Posts tagged ‘Kindle’

January 14, 2012

Amanda Hocking’s Urge to See The Muppets Landed Her a Book Deal

Anyone who knows about Amanda Hocking, the young woman who decided to publish her paranormal novels herself on Amazon, may not realize her decision to self-publish was inspired by the Muppets. Ed Pilkington of The Guardian reported yesterday:

“To understand the vital Muppet connection we have to go back to April 2010. We find Hocking sitting in her tiny, sparsely furnished apartment in Austin, Minnesota. She is penniless and frustrated, having spent years fruitlessly trying to interest traditional publishers in her work. To make matters worse, she has just heard that an exhibition about Jim Henson, the creator of the Muppets, is coming to Chicago later that year and she can’t afford to make the trip. As a huge Muppets fan, she is more than willing to drive eight hours but has no money for petrol, let alone a hotel for the night. What is she to do?

Then it comes to her. She can take one of the many novels she has written over the previous nine years, all of which have been rejected by umpteen book agents and publishing houses, and slap them up on Amazon and other digital ebook sites. Surely, she can sell a few copies to her family and friends? All she needs for the journey to Chicago is $300 (£195), and with six months to go before the Muppets exhibition opens, she’s bound to make it.”

She sure made it, all right. The twenty-seven-year-old writer has made over a million dollars selling her e-books from 99 cents – $2.99 each.  While many accuse her of that frightful term, “vanity publishing”, Hocking’s success is indicative of the quickly changing publishing world. A recent survey reported that only six of the top 25 bestselling indie authors on Kindle had ever had book deals with publishers.
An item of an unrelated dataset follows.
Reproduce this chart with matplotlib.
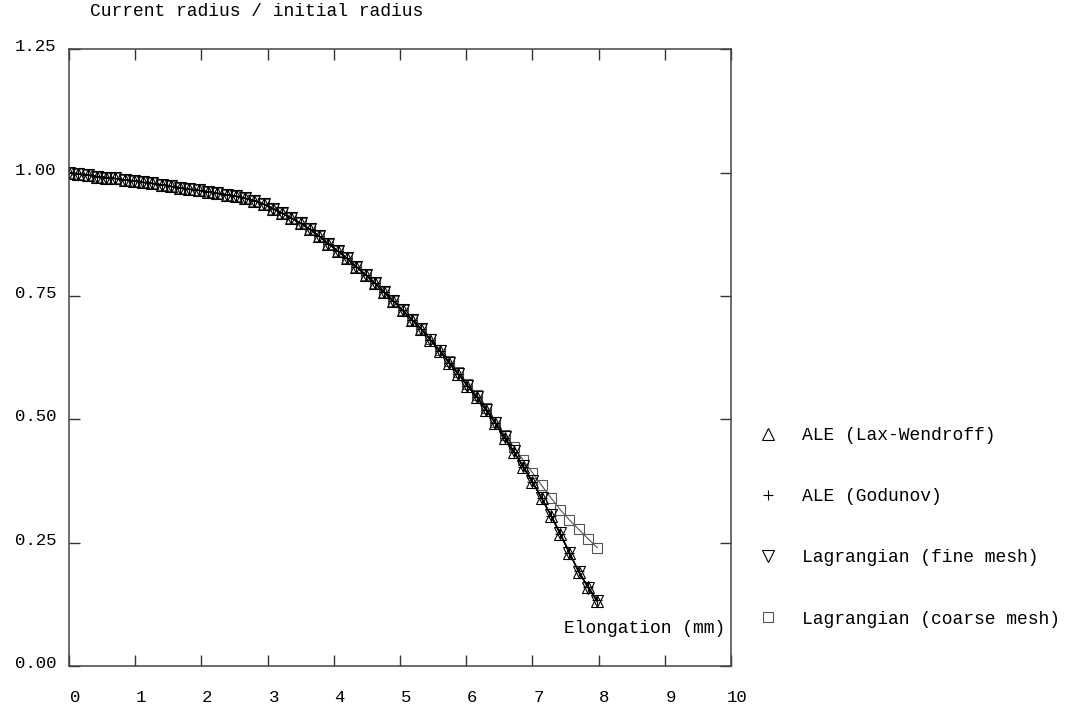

So what does this mean for those of us who keep collecting rejection slips and refuse to give up trying for a book deal? Do we throw in the towel and start publishing ourselves? Will this make us less reputable? I guess I’m not reputable at all since I haven’t published my novel IN ANY form. But for now, I’m not ready to give up. I just want to see my book in print in book form. Is that bad?

When all’s said and done, by doing what I’m refusing to do (for now), Hocking has finally landed herself a book deal with St. Martin’s Press and can now see the Muppets anywhere she pleases.

January 10, 2012

Kindling the Desire for Readability

Daniel Knowles at The Telegraph has published a piece that perfectly sums out what I think of the Kindle. He writes:

“. . . I got a Kindle for Christmas and initially, I didn’t really know what to do with it. Sure, it’s brilliant that you can buy a copy of any book instantly, but why wouldn’t you wait a few days to get a real copy, probably for half the price? While the device is wonderful, it felt terribly anti-climactic to buy a book through Kindle – it still does.” 

I agree. When I download free classics on my Kindle, it does feel anti climatic. Part of the book experience for me is holding the book in my hands, opening it up, smelling the pulp, feeling the paper, seeing the ink, and turning the pages.

I find the Kindle is great for travel because you don’t have to haul around your huge copy of Infinite Jest or whatever. It’s also great to bring to the gym. I read The Secret Garden and We on the treadmill. Having said all that, I’m still all for books. Actual books.

But once again, I digress. The point of Knowles’s piece is to point out another thing the Kindle is good for: essays and articles. He writes:

“Here’s what to do if you have entire afternoons to burn reading fascinating things. Install Readability, an app for your computer or phone which automatically reformats webpages to make them more readable. Then on any article you encounter on the web, you can simply click “send to Kindle”, and if your Kindle is connected to wireless  (be careful with 3g), it will download it, perfectly formatted, within about a minute. Then simply read.”

This is something I’m going to try out. I think the Kindle is a tool intended to make the reading experience easier, whether its getting a book instantly or slipping it into your back pocket. So if I can make article-reading easier, and not have to lug a copy of Vanity Fair onto a plane, then I’m in.